There were approximately 590 registered delegates at the conference.
- 260 delegates at AMSA
- 330 delegates at SWS
Delegates attended from 27 countries. Australian delegates made up more than 50 percent of attendees and delegates from the USA about 25 percent. Countries represented were:
American Samoa France Nepal Samoa
Argentina Germany Netherlands South Africa
Australia Hong Kong New Zealand Sri Lanka
Belgium India Pakistan Switzerland
Canada Japan Philippines Thailand
China Kenya Poland United Kingdom
Czech Republic Mexico Romania USA
The conference covered a wide range of science, policy, management and education topics. It brought together practitioners from many disciplines and as well as providing opportunities for detailed scientific discussion, also provided opportunity for interdisciplinary discussion and networking.
Focussed sessions at the conference included:
- Catchments and corals - land-sea interactions in the tropics
- Catchments to Coasts - linking management and science
- Coastal geomorphology and geology
- Coastal oceanography
- Fish, fisheries and aquaculture
- General / Other Marine Research
- Marine communication and education
- Marine chemistry
- Threats to coastal environments
- Tropical and temperate marine ecology
- Water quality in Australian catchments
- Management of ecosystem response to sea level rise through ecological forecasts
- The effect of climate and sea level changes on coastal wetlands
- Where temperate meets tropical: habitat stability and functional response of coastal wetlands to nutrient enrichment
- Innovative approaches for assessing nekton nursery value of estuarine and coastal wetlands
- Mangrove Response to Sea-level and Climate Change
- Understanding and mitigating the impacts of tidal floodgates on wetland ecosystems in New South Wales, Australia
- Constructed Treatment Wetlands
- Global Gradients in wetland function and distribution
- Managing wetlands in the Great Barrier Reef catchment
- Impacts of wastewater discharges on freshwater and marine wetlands
- Using rapid indicators to document the ecological integrity of wetlands
- International Perspectives on the dynamics of forested floodplain ecosystems
- Implementing the RAMSAR Convention: priorities and challenges
The most significant achievement of the conference was to bring together scientists and managers from a variety of disciplines who do not generally meet at the same forums. This enables exchange of intellectual property and importantly recognition of the relationship of the various disciplines. This integration and recognition of the importance of taking a whole of catchment approach to understanding and to managing wetlands, coastal and marine environments was a message that the conference organisers wanted to give to the community and to broader stakeholders.
The conference attracted significant interest from television, radio and print media and provided an opportunity to present a strong message of taking a whole of catchment approach to understanding and managing waterways and wetlands.
It was one of the largest coastal focussed conferences ever held in Australia and provided many scientists and students the opportunity to attend an international conference.
Feedback from participants
The success of the conference is best assessed by the reaction of delegates.
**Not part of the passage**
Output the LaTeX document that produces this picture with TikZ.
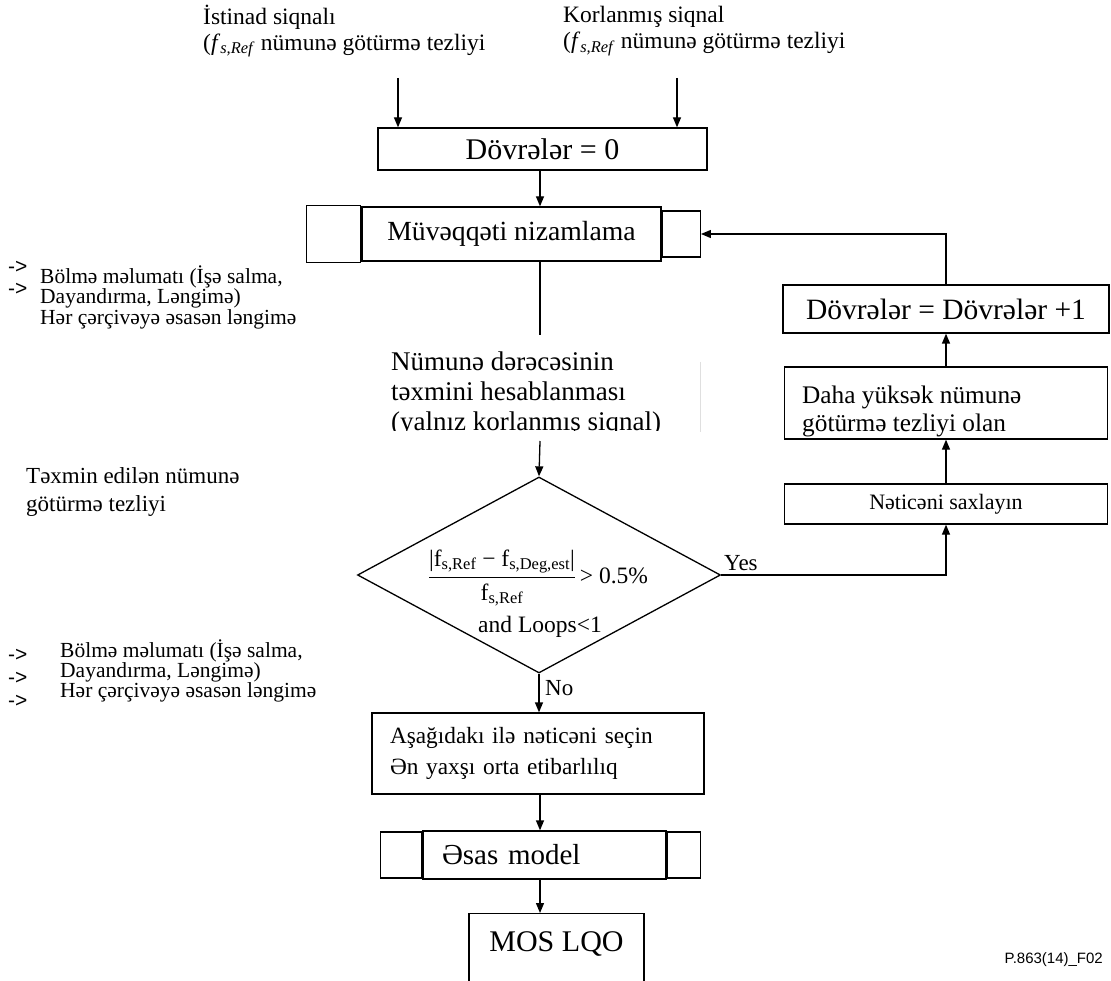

Many have provided feedback about the exceptionally high quality of talks presented at the conference, about the excellent facilities, the professionalism of the audio visual component, and the well catered opportunities for networking and collaboration.
Many participants from SWS and from AMSA have assessed the conference as being one of the best ever.
One of the major successes of the conference was the high level of support and sponsorship obtained. This enabled us to keep the costs per delegate to a minimum and helped to make the conference affordable to students.